I still haven't figured out how I am going to connect them as they don't have modern DC connections. I am thinking I am going to have to build some kind of box around the discharge ports of these tools but I'm not sure how tight a seal I can get around them.

Anyone else have experience connecting a DC to 'non-standard' tools?


----------



## dbhost (Jan 28, 2008)

Model #s might help here... It sounds like you are talking about one of those 1950s vintage Delta Homecraft deals where say the table saw, and jointer both share a stand and a motor right? The jointer most likely already has a dust chute under it, just need to cap it and provide a port. The saw dust collection will vary greatly depending on the design of the saw. But can be done. It is best to collect dust from above as well as below the table on a saw...

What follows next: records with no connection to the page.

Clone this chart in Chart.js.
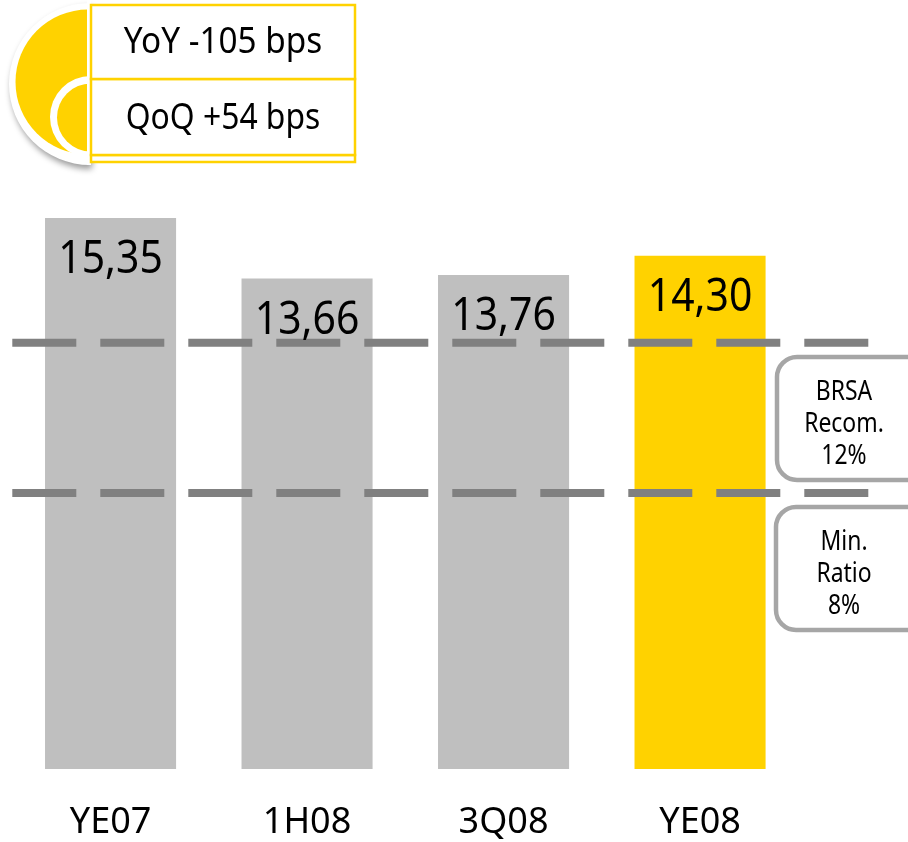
<!DOCTYPE html>
<html><head><meta charset="utf-8">
<script src="https://cdn.jsdelivr.net/npm/chart.js@4"></script>
<style>html,body{margin:0;padding:0;background:#fff}canvas{display:block}</style>
</head><body><canvas id="c" width="908" height="842"></canvas>
<script>
const categories = ['YE07','1H08','3Q08','YE08'];
const ratios = [15.35,13.66,13.76,14.30];
const ratioLabels = ['15,35','13,66','13,76','14,30'];
const barColors = ['#BFBFBF','#BFBFBF','#BFBFBF','#FFD200'];
const recomLine = [11.87,11.87];
const minLine = [7.69,7.69];
const lineSpan = [0,4.357];
const FONT = '"Noto Sans"';

function sText(ctx,t,x,y,size,sx){
  ctx.save();ctx.translate(x,y);ctx.scale(sx,1);
  ctx.font=size+'px '+FONT;ctx.fillStyle='#000';ctx.textAlign='center';ctx.textBaseline='middle';
  ctx.fillText(t,0,0);ctx.restore();
}
function rr(ctx,x,y,w,h,r){ctx.beginPath();ctx.roundRect(x,y,w,h,r);}

const overlay={id:'overlay',afterDatasetsDraw(chart){
  const ctx=chart.ctx;
  const meta=chart.getDatasetMeta(2);
  meta.data.forEach((b,i)=>sText(ctx,ratioLabels[i],b.x,b.y+42,46,0.89));
  // callouts
  ctx.save();ctx.strokeStyle='#A6A6A6';ctx.lineWidth=4.5;ctx.fillStyle='#fff';
  rr(ctx,777,357,150,123,20);ctx.fill();ctx.stroke();
  rr(ctx,776,507,150,123,20);ctx.fill();ctx.stroke();ctx.restore();
  [['BRSA',392],['Recom.',424],['12%',456],['Min.',542],['Ratio',574],['8%',606]]
    .forEach(([t,y])=>sText(ctx,t,844,y,27,0.85));
  // badge
  ctx.save();
  ctx.shadowColor='rgba(0,0,0,0.4)';ctx.shadowBlur=6;ctx.shadowOffsetX=2;ctx.shadowOffsetY=4;
  ctx.fillStyle='#fff';ctx.beginPath();ctx.arc(90,84,81,Math.PI/2,Math.PI*1.5);ctx.closePath();ctx.fill();
  ctx.restore();
  ctx.fillStyle='#FFD200';ctx.beginPath();ctx.arc(88,82,72.5,Math.PI/2,Math.PI*1.5);ctx.closePath();ctx.fill();
  ctx.fillStyle='#fff';ctx.beginPath();ctx.arc(91,117,41,Math.PI/2,Math.PI*1.5);ctx.closePath();ctx.fill();
  ctx.fillStyle='#FFD200';ctx.beginPath();ctx.arc(91,117.5,34,Math.PI/2,Math.PI*1.5);ctx.closePath();ctx.fill();
  ctx.fillStyle='#fff';ctx.fillRect(87,0,4,165);
  ctx.strokeStyle='#FFD200';ctx.lineWidth=2.5;ctx.fillStyle='#fff';
  [[91,155,264,7],[91,79,264,76],[91,5,264,74]].forEach(([x,y,w,h])=>{ctx.fillRect(x,y,w,h);ctx.strokeRect(x,y,w,h);});
  sText(ctx,'YoY -105 bps',223,42,37,0.9);
  sText(ctx,'QoQ +54 bps',223,118,37,0.86);
}};

new Chart(document.getElementById('c'),{
  type:'bar',
  data:{labels:categories,datasets:[
    {type:'line',xAxisID:'x2',data:lineSpan.map((x,i)=>({x,y:recomLine[i]})),borderColor:'#808080',borderWidth:8,borderDash:[64,24],pointRadius:0,clip:false,order:1},
    {type:'line',xAxisID:'x2',data:lineSpan.map((x,i)=>({x,y:minLine[i]})),borderColor:'#808080',borderWidth:8,borderDash:[64,24],pointRadius:0,clip:false,order:1},
    {type:'bar',xAxisID:'x',data:ratios,backgroundColor:barColors,barPercentage:0.667,categoryPercentage:1,grouped:false,order:2}
  ]},
  options:{responsive:false,animation:false,
    layout:{padding:{left:12.3,right:109.7,top:51,bottom:0}},
    plugins:{legend:{display:false},tooltip:{enabled:false}},
    scales:{
      y:{display:false,min:0,max:20},
      x:{offset:true,grid:{display:false},border:{display:false},
         ticks:{color:'#000',font:{family:'"Noto Sans"',size:36},padding:24,maxRotation:0},
         afterFit(a){a.height=73;}},
      x2:{type:'linear',display:false,min:0,max:4,offset:false}
    }
  },
  plugins:[overlay]
});
</script></body></html>
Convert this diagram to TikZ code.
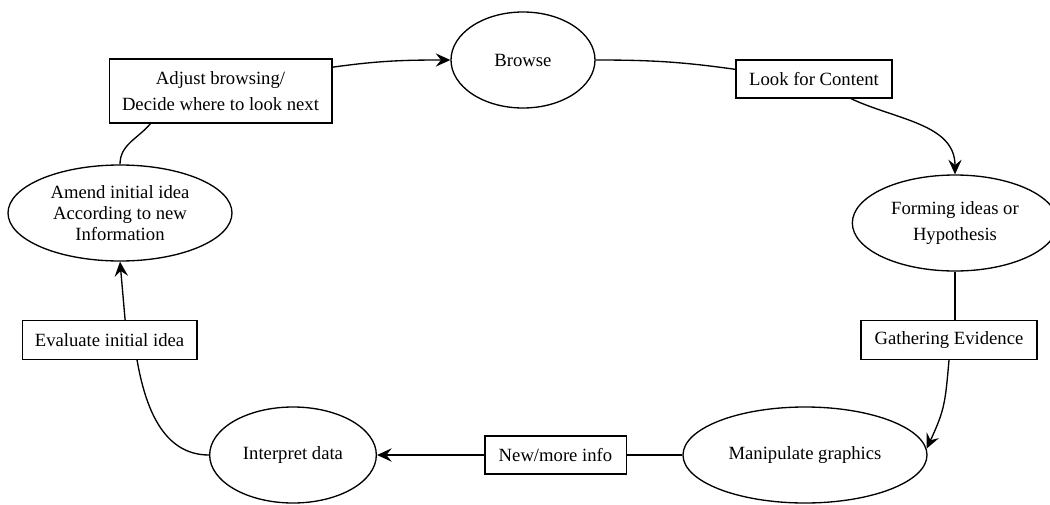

A STRONG word of caution. Please either upgrade the filter to a cannister, or at the very least a 1 micron bag, and put a separator in there somehow either a neutral vane or a Thien, or if you can't do that, place the dust collector outside away from your breathing air. The 5 micron filtration rating on the OEM filter lets the most dangerous stuff easily pass through, and just spews it out worse than if there was nothing there...


----------



## ScottyB (Mar 1, 2009)

dbhost said:


> Model #s might help here... It sounds like you are talking about one of those 1950s vintage Delta Homecraft deals where say the table saw, and jointer both share a stand and a motor right? The jointer most likely already has a dust chute under it, just need to cap it and provide a port. The saw dust collection will vary greatly depending on the design of the saw. But can be done. It is best to collect dust from above as well as below the table on a saw...
> 
> A STRONG word of caution. Please either upgrade the filter to a cannister, or at the very least a 1 micron bag, and put a separator in there somehow either a neutral vane or a Thien, or if you can't do that, place the dust collector outside away from your breathing air. The 5 micron filtration rating on the OEM filter lets the most dangerous stuff easily pass through, and just spews it out worse than if there was nothing there...


My tools can be seen here. The third picture shows the discharge side and the saw side I may be able to adapt fairly easy, the Jointer side looks like it will be more of a PITA as it is more of an open chute.

Eventually I will do the upgrade to a canister filter but for now this is a step in the right direction. My other thought would be to run the DC outside but that won't happen yet.


----------